§ **Requirements**
Exactly retype the lines from the top of the data through the line containing "const values = [67.6, 97.2, 99.9, 96.4];", leaving out every picture.
□ □ □ □ □
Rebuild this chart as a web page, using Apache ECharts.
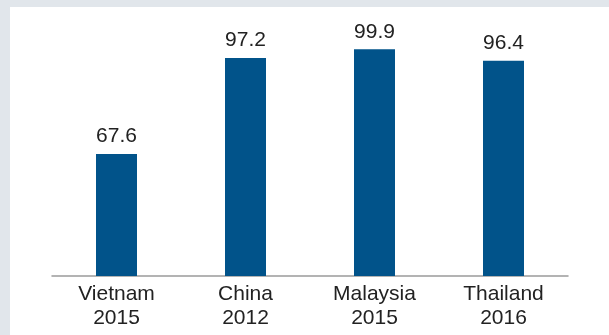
<!DOCTYPE html>
<html>
<head>
<meta charset="utf-8">
<script src="https://cdn.jsdelivr.net/npm/echarts@6/dist/echarts.min.js"></script>
<style>
  html, body { margin: 0; padding: 0; background: #e1e6eb; }
  #chart { width: 609px; height: 335px; }
</style>
</head>
<body>
<div id="chart"></div>
<script>
// Country / survey year categories and their values
const countries = ['Vietnam', 'China', 'Malaysia', 'Thailand'];
const years = ['2015', '2012', '2015', '2016'];
const values = [67.6, 97.2, 99.9, 96.4];

const categories = countries.map((c, i) => c + '\n' + years[i]);
const fontFamily = '"Liberation Sans Narrow", "Arial Narrow", "Liberation Sans", sans-serif';

const chart = echarts.init(document.getElementById('chart'), null, { renderer: 'canvas' });
chart.setOption({
  backgroundColor: '#e1e6eb',
  animation: false,
  graphic: [{
    type: 'rect',
    left: 10, top: 7,
    shape: { width: 599, height: 328 },
    style: { fill: '#ffffff' },
    z: -10
  }],
  grid: { left: 52, right: 41, top: 49, bottom: 59, containLabel: false },
  xAxis: {
    type: 'category',
    data: categories,
    axisLine: { show: true, lineStyle: { color: '#9a9a9a', width: 1.5 } },
    axisTick: { show: false },
    axisLabel: {
      color: '#222222',
      fontFamily: fontFamily,
      fontSize: 21,
      lineHeight: 24,
      margin: 6
    }
  },
  yAxis: {
    type: 'value',
    min: 30,
    max: 100,
    show: false,
    splitLine: { show: false }
  },
  series: [{
    type: 'bar',
    data: values,
    barWidth: 41,
    itemStyle: { color: '#01538a' },
    label: {
      show: true,
      position: 'top',
      distance: 7,
      color: '#222222',
      fontFamily: fontFamily,
      fontSize: 21,
      formatter: p => p.value.toFixed(1)
    }
  }]
});
</script>
</body>
</html>
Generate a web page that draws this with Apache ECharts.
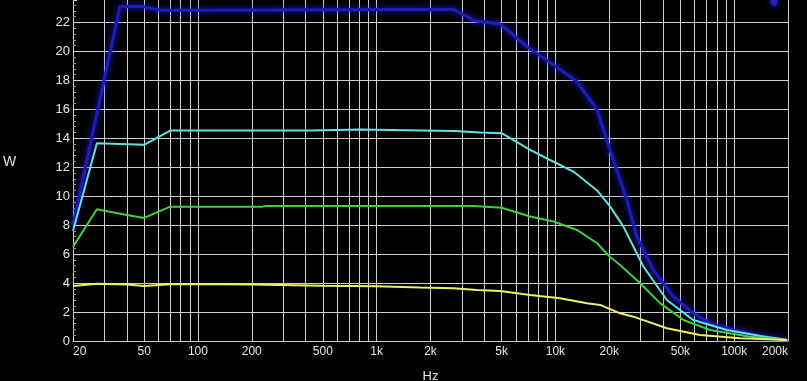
<!DOCTYPE html>
<html>
<head>
<meta charset="utf-8">
<script src="https://cdn.jsdelivr.net/npm/echarts@6/dist/echarts.min.js"></script>
<style>
html,body{margin:0;padding:0;background:#000;}
#chart{width:807px;height:381px;}
</style>
</head>
<body>
<div id="chart"></div>
<script>
// Frequencies in Hz, power in W
const blueFreq = [20, 36.6, 49, 61, 100, 1000, 2690, 3060, 3480, 4900, 6920, 9750, 13200, 17100, 20200, 25100, 28500, 35300, 45600, 59200, 73000, 98700, 140000, 198000];
const blueW    = [8.0, 23.1, 23.1, 22.85, 22.85, 22.9, 22.9, 22.53, 22.14, 21.9, 20.34, 19.07, 17.92, 15.96, 13.2, 9.74, 7.2, 4.9, 3.06, 1.91, 1.22, 0.76, 0.35, 0.07];

const cyanFreq = [20, 27.2, 50, 70, 430, 440, 800, 810, 2700, 3790, 5000, 7220, 9330, 12600, 17100, 20200, 24000, 31100, 42000, 59000, 91000, 140000, 198000];
const cyanW    = [7.6, 13.66, 13.55, 14.53, 14.53, 14.6, 14.6, 14.5, 14.5, 14.4, 14.35, 13.2, 12.5, 11.7, 10.4, 9.3, 7.9, 5.13, 2.83, 1.45, 0.76, 0.35, 0.07];

const greenFreq = [20, 27.2, 40, 50, 70, 230, 240, 3500, 5000, 7220, 9750, 13200, 17100, 20200, 23000, 29800, 38600, 52000, 73300, 123000, 198000];
const greenW    = [6.5, 9.1, 8.7, 8.5, 9.28, 9.28, 9.33, 9.33, 9.2, 8.6, 8.25, 7.67, 6.75, 5.8, 5.25, 3.99, 2.6, 1.45, 0.76, 0.3, 0.07];

const yellowFreq = [20, 27.2, 40, 50, 70, 100, 200, 500, 1000, 1750, 2690, 3630, 4900, 7220, 10600, 15000, 17800, 23000, 27300, 42000, 64400, 108000, 198000];
const yellowW    = [3.8, 3.95, 3.9, 3.8, 3.92, 3.94, 3.9, 3.82, 3.78, 3.7, 3.64, 3.52, 3.45, 3.18, 2.95, 2.6, 2.49, 1.91, 1.68, 0.88, 0.41, 0.19, 0.07];

const markerFreq = [167000];
const markerW = [23.4];

const xLabelFreqs = [20, 50, 100, 200, 500, 1000, 2000, 5000, 10000, 20000, 50000, 100000, 200000];
const xGridFreqs = [];
[10, 100, 1000, 10000, 100000].forEach(d => { for (let m = 1; m <= 9; m++) { const f = m * d; if (f >= 20 && f <= 200000) xGridFreqs.push(f); } });
xGridFreqs.push(200000);

const lg = Math.log10;
function pairs(fs, vs) { return fs.map((f, i) => [lg(f), vs[i]]); }
function fmtHz(v) {
  const f = Math.round(Math.pow(10, v));
  return f >= 1000 ? (f / 1000) + 'k' : String(f);
}

const txt = '#e6e6e6';
const gridC = '#cfcfcf';
const font = '"Liberation Sans", Arial, sans-serif';

const chart = echarts.init(document.getElementById('chart'), null, {renderer: 'canvas'});
chart.setOption({
  animation: false,
  backgroundColor: '#000',
  grid: {left: 73, right: 19, top: 0, bottom: 40, containLabel: false, outerBoundsMode: 'none'},
  graphic: [
    {type: 'text', left: 3, top: 155, style: {text: 'W', fill: txt, fontSize: 14, fontFamily: font}}
  ],
  xAxis: {
    type: 'value',
    min: lg(20),
    max: lg(200000),
    name: 'Hz',
    nameLocation: 'middle',
    nameGap: 29,
    nameTextStyle: {color: txt, fontSize: 13, fontFamily: font},
    axisLine: {show: true, lineStyle: {color: gridC, width: 1}},
    axisTick: {show: false, customValues: xGridFreqs.map(lg)},
    axisLabel: {
      customValues: xLabelFreqs.map(lg),
      formatter: fmtHz,
      color: txt, fontSize: 12, fontFamily: font, margin: 5,
      alignMinLabel: 'left', alignMaxLabel: 'right'
    },
    splitLine: {show: true, lineStyle: {color: gridC, width: 1}}
  },
  yAxis: {
    type: 'value',
    min: 0,
    max: 23.55,
    interval: 2,
    axisLine: {show: true, lineStyle: {color: gridC, width: 1}},
    axisTick: {show: true, inside: true, length: 4, lineStyle: {color: gridC}},
    minorTick: {show: true, splitNumber: 5, length: 3, lineStyle: {color: '#999'}},
    axisLabel: {color: txt, fontSize: 13, fontFamily: font, margin: 3, showMaxLabel: false},
    splitLine: {show: true, showMaxLine: false, lineStyle: {color: gridC, width: 1}}
  },
  series: [
    {type: 'line', name: 'blue', data: pairs(blueFreq, blueW), showSymbol: false, z: 2,
     lineStyle: {color: '#1c1cbc', width: 3, shadowBlur: 6, shadowColor: '#2424e0'}},
    {type: 'line', name: 'cyan', data: pairs(cyanFreq, cyanW), showSymbol: false, z: 3,
     lineStyle: {color: '#5fe3e3', width: 2}},
    {type: 'line', name: 'green', data: pairs(greenFreq, greenW), showSymbol: false, z: 4,
     lineStyle: {color: '#3fcf3f', width: 2}},
    {type: 'line', name: 'yellow', data: pairs(yellowFreq, yellowW), showSymbol: false, z: 5,
     lineStyle: {color: '#f0f060', width: 2}},
    {type: 'scatter', name: 'marker', data: pairs(markerFreq, markerW), symbolSize: 7, clip: false, z: 6,
     itemStyle: {color: '#2424e0', shadowBlur: 6, shadowColor: '#3030ff'}}
  ]
});
</script>
</body>
</html>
□ □ □ □ □
§ **Task response**
Rebuild this chart as a web page, using Apache ECharts.
<!DOCTYPE html>
<html>
<head>
<meta charset="utf-8">
<script src="https://cdn.jsdelivr.net/npm/echarts@6/dist/echarts.min.js"></script>
<style>
  html, body { margin: 0; padding: 0; background: #e1e6eb; }
  #chart { width: 609px; height: 335px; }
</style>
</head>
<body>
<div id="chart"></div>
<script>
// Country / survey year categories and their values
const countries = ['Vietnam', 'China', 'Malaysia', 'Thailand'];
const years = ['2015', '2012', '2015', '2016'];
const values = [67.6, 97.2, 99.9, 96.4];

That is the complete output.